Set exercise ::
Reproduce the listing below character for character; drop every image.

Material ::
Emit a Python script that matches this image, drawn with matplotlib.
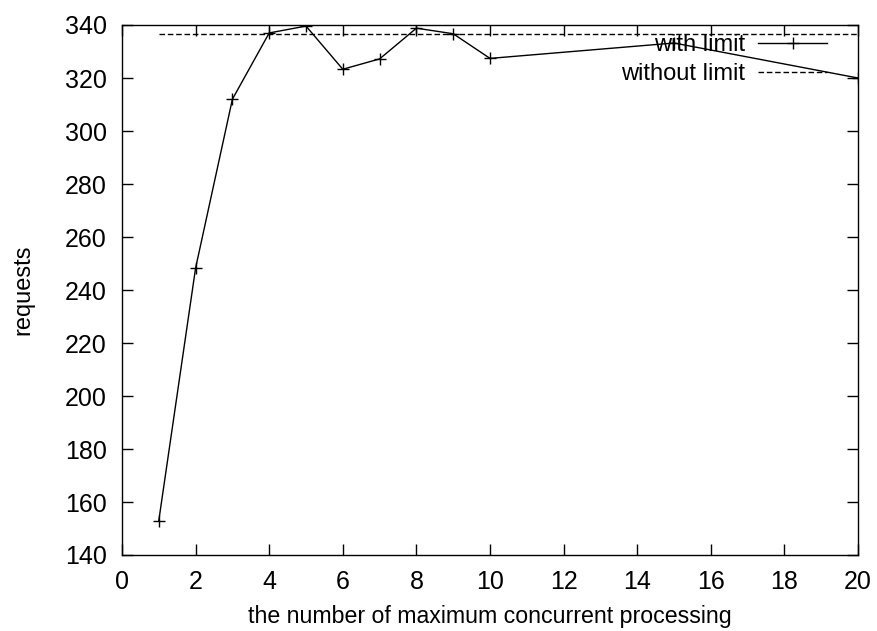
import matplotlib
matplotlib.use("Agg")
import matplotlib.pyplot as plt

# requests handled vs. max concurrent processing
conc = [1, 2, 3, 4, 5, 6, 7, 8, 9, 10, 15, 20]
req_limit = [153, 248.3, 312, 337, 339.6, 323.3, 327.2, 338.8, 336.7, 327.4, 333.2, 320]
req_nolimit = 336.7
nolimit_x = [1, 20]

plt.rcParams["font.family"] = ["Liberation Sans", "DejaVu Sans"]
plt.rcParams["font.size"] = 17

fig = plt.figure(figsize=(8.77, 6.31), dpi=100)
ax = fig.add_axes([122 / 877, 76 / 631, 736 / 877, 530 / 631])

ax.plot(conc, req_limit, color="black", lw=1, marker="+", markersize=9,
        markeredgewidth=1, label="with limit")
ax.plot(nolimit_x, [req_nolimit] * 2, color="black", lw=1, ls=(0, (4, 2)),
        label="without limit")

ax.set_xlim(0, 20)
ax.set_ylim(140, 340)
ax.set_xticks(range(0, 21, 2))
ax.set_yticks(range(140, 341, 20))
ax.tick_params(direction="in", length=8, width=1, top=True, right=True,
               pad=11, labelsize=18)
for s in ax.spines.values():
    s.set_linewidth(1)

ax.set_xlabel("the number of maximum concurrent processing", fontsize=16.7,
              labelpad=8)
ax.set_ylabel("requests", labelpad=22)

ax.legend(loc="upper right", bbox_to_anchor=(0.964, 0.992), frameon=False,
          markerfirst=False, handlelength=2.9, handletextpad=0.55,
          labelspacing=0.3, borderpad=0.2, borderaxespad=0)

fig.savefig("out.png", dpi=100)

Answer for this exercise ::
Emit a Python script that matches this image, drawn with matplotlib.
import matplotlib
matplotlib.use("Agg")
import matplotlib.pyplot as plt

# requests handled vs. max concurrent processing
conc = [1, 2, 3, 4, 5, 6, 7, 8, 9, 10, 15, 20]
req_limit = [153, 248.3, 312, 337, 339.6, 323.3, 327.2, 338.8, 336.7, 327.4, 333.2, 320]
req_nolimit = 336.7
nolimit_x = [1, 20]

plt.rcParams["font.family"] = ["Liberation Sans", "DejaVu Sans"]
plt.rcParams["font.size"] = 17

fig = plt.figure(figsize=(8.77, 6.31), dpi=100)
ax = fig.add_axes([122 / 877, 76 / 631, 736 / 877, 530 / 631])

ax.plot(conc, req_limit, color="black", lw=1, marker="+", markersize=9,
        markeredgewidth=1, label="with limit")
ax.plot(nolimit_x, [req_nolimit] * 2, color="black", lw=1, ls=(0, (4, 2)),
        label="without limit")

ax.set_xlim(0, 20)
ax.set_ylim(140, 340)
ax.set_xticks(range(0, 21, 2))
ax.set_yticks(range(140, 341, 20))
ax.tick_params(direction="in", length=8, width=1, top=True, right=True,
               pad=11, labelsize=18)
for s in ax.spines.values():
    s.set_linewidth(1)

ax.set_xlabel("the number of maximum concurrent processing", fontsize=16.7,
              labelpad=8)
ax.set_ylabel("requests", labelpad=22)

ax.legend(loc="upper right", bbox_to_anchor=(0.964, 0.992), frameon=False,
          markerfirst=False, handlelength=2.9, handletextpad=0.55,
          labelspacing=0.3, borderpad=0.2, borderaxespad=0)

fig.savefig("out.png", dpi=100)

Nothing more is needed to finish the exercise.